Dubai’s New Theme Park Plays With Reality

Real Estate

The entrance to Dubai Mall’s VR Park which opened in March 2018.Brennan Cusack

Dubai’s new theme park offers experiences from desert safaris to skydiving, bank heists to lessons in surviving the apocalypse all within a 26,000 square foot space in Dubai Mall. Welcome to VR Park.

For $40, visitors can get unlimited access to 18 virtual reality (VR) experiences introduced through a high-resolution, high-FOV StarVR headset. The park opened in March, just in time for the summer season when packs of teenagers and families with young children flock to the malls to get out of the heat. According to supervisor Harry Cequina, this crowd is pouring in to the new attraction. Could this be the future of theme parks?

At its base level, VR does not require as much world-building infrastructure as traditional theme parks. Before VR Park arrived, its space in Dubai Mall housed Sega Republic which had a variety of carnival and arcade games. Today, a John Wick-themed VR experience stands where there used to be a bumper car arena. Other than a VR headset and gun, the game’s stations are sparse. One station is for fighting zombies, the other for hunting bad guys on a yacht. Physically, however, the only difference between the two is that one has a bench. Once the headset is on, that bench is revealed to be a seat in a helicopter hovering above rioting zombies.

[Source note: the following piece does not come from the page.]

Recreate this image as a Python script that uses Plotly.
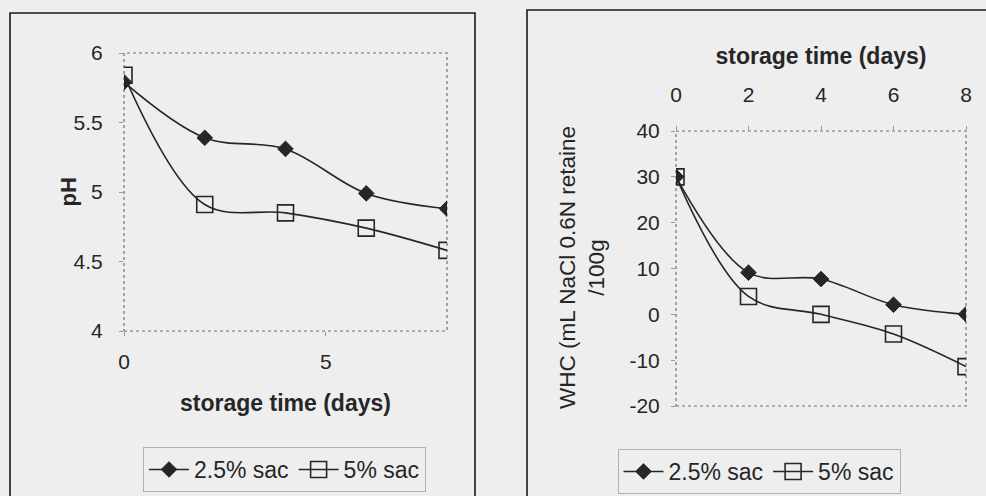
import plotly.graph_objects as go

# ---- data ----
days = [0, 2, 4, 6, 8]
ph_25 = [5.79, 5.39, 5.31, 4.99, 4.88]
ph_5 = [5.84, 4.91, 4.85, 4.74, 4.58]
whc_25 = [30, 9.1, 7.7, 2.1, 0]
whc_5 = [30, 3.9, 0, -4.3, -11.4]
series_names = ["2.5% sac", "5% sac"]
ph_ticks = [4, 4.5, 5, 5.5, 6]
ph_x_ticks = [0, 5]
whc_ticks = [-20, -10, 0, 10, 20, 30, 40]
whc_x_ticks = [0, 2, 4, 6, 8]

W, H = 986, 496
FONT = "Liberation Sans, Arial, sans-serif"
INK = "#262626"
BG = "#eeeeee"

def px(x):
    return x / W

def py(y):
    return 1 - y / H

fig = go.Figure()

line = dict(color=INK, width=1.6, shape="spline", smoothing=1.0)
m_d = dict(symbol="diamond", size=12, color=INK, line=dict(color=INK, width=1))
m_s = dict(symbol="square-open", size=16, color=INK, line=dict(color=INK, width=1.6))

fig.add_trace(go.Scatter(x=days, y=ph_25, name=series_names[0], mode="lines+markers",
                         line=line, marker=m_d, xaxis="x", yaxis="y", legend="legend"))
fig.add_trace(go.Scatter(x=days, y=ph_5, name=series_names[1], mode="lines+markers",
                         line=line, marker=m_s, xaxis="x", yaxis="y", legend="legend"))
fig.add_trace(go.Scatter(x=days, y=whc_25, name=series_names[0], mode="lines+markers",
                         line=line, marker=m_d, xaxis="x2", yaxis="y2", legend="legend2"))
fig.add_trace(go.Scatter(x=days, y=whc_5, name=series_names[1], mode="lines+markers",
                         line=line, marker=m_s, xaxis="x2", yaxis="y2", legend="legend2"))

tickfont = dict(family=FONT, size=21, color=INK)
axis_common = dict(showgrid=False, zeroline=False, showline=False, ticks="outside",
                   ticklen=4, tickcolor="#9a9a9a", tickfont=tickfont)

legend_common = dict(orientation="h", bgcolor="rgba(0,0,0,0)", bordercolor="#b0b0b0",
                     borderwidth=1, font=dict(family=FONT, size=23, color=INK),
                     xanchor="center", yanchor="middle", itemwidth=40, tracegroupgap=0)

title_font = dict(family=FONT, size=23, color=INK)

fig.update_layout(
    width=W, height=H, autosize=False,
    margin=dict(l=0, r=0, t=0, b=0, pad=0, autoexpand=False),
    paper_bgcolor=BG, plot_bgcolor="rgba(0,0,0,0)",
    font=dict(family=FONT, color=INK),
    xaxis=dict(domain=[px(124), px(447)], range=[0, 8], tickvals=ph_x_ticks,
               ticktext=[str(v) for v in ph_x_ticks],
               ticklabelstandoff=8, anchor="y",
               title=dict(text="<b>storage time (days)</b>", font=title_font, standoff=22),
               **axis_common),
    yaxis=dict(domain=[py(331), py(53)], range=[4, 6], tickvals=ph_ticks,
               ticktext=[str(v) for v in ph_ticks], ticklabelstandoff=12, anchor="x",
               **axis_common),
    xaxis2=dict(domain=[px(676), px(966)], range=[0, 8], tickvals=whc_x_ticks,
                ticktext=[str(v) for v in whc_x_ticks], side="top",
                ticklabelstandoff=16, anchor="y2",
                title=dict(text="<b>storage time (days)</b>", font=title_font, standoff=11),
                **axis_common),
    yaxis2=dict(domain=[py(406), py(131)], range=[-20, 40], tickvals=whc_ticks,
                ticktext=[str(v) for v in whc_ticks],
                ticklabelstandoff=7, anchor="x2",
                **axis_common),
    legend=dict(x=px(284.5), y=py(469.5), **legend_common),
    legend2=dict(x=px(759), y=py(471.5), **legend_common),
    showlegend=True,
)

# dotted plot-area frames
for xr, yr in (("x domain", "y domain"), ("x2 domain", "y2 domain")):
    fig.add_shape(type="rect", xref=xr, yref=yr, x0=0, x1=1, y0=0, y1=1,
                  line=dict(color="#707070", width=1.2, dash="dot"), layer="below")

# outer panel boxes
fig.add_shape(type="rect", xref="paper", yref="paper", x0=px(10), x1=px(475), y0=py(510), y1=py(13),
              line=dict(color="#1a1a1a", width=1.6), layer="below")
fig.add_shape(type="rect", xref="paper", yref="paper", x0=px(527), x1=px(1000), y0=py(510), y1=py(10),
              line=dict(color="#1a1a1a", width=1.6), layer="below")

# y-axis titles
fig.add_annotation(text="<b>pH</b>", xref="paper", yref="paper", x=px(53), y=py(192),
                   textangle=-90, showarrow=False, font=dict(family=FONT, size=22, color=INK))
fig.add_annotation(text="WHC (mL NaCl 0.6N retaine<br>/100g", xref="paper", yref="paper",
                   x=px(582), y=py(268), textangle=-90, showarrow=False, align="center",
                   font=dict(family=FONT, size=22.5, color=INK))

fig.write_html("out.html", config={"displayModeBar": False},
               post_script="document.body.style.margin='0';document.body.style.overflow='hidden';")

Without permanent infrastructure like a bumper cars, experiences like John Wick can be interchanged to meet a trend without hassle. In six months, John Wick could be traded out for a more popular hero. As new attractions cycle through, there will always be a reason to return to the VR Park.

With VR, an entire theme park can be condensed into a smaller space. At the VR Park, a family of four sits down in a safari car and puts on their headsets. Almost at once, the car shakes on its axels and they’re off on a virtual runaway desert safari. The experience is similar to the popular Indiana Jones ride at Disneyland except this one doesn’t require a full track.

VR can also add value to traditional rides. The most popular game according to Cequina, is the Dubai Drone where elements of VR and old-school theme parks combine. This ride takes place on a real rollercoaster left over from Sega Republic. However, as cars zoom over the VR Park, their passengers are looking into headsets that show Dubai in year 2050: a sparkling metropolis complete with delivery drone traffic.

Theme parks like this one are beginning to pick up steam across the world in cities like Seoul, Kuala Lumpur, Miami, New York City and more. In Tokyo, a VR park was turning people away on the weekends because it was so popular. Similar parks started popping up across Japan. In April, China opened up their own fantasy-themed VR park that spans over 14 million square feet. Riding off of virtual reality’s popularity in China, developers believe the park will boost tourism in the southwest region. Chinese think tank CCID predicts the virtual reality market will increase tenfold in the country by 2020.

In the Middle East, the market for virtual reality is expected to increase as well. International Data Corporation (IDC) predicts it will develop in value from $181.59 million in 2017 to $6 billion in 2020. IDC explains that this increase is due in part to VR expanding into new sectors. Already in the UAE, VR is being introduced into healthcare and education. VR headsets in Dubai elementary schools are used across all subjects to help immerse students in lessons and boost their knowledge retention. While this new technology might seem disruptive to older generations, youth are growing up with it integrated into their daily lives.

However, in terms of replicating reality, VR technology has not been perfected. At the VR Park, pixelation can occasionally cause headaches while glitches can ruin experiences. One visitor coming from the VR Park skydiving, weighed her experience, “I’ve actually been skydiving, so… it was a bit digital.” Then, she entered a horror experience where players blow off zombie heads with shotguns. For now, perhaps its good that a distinction remains between the real and virtual. The value of one is in experiencing what you can’t in the other.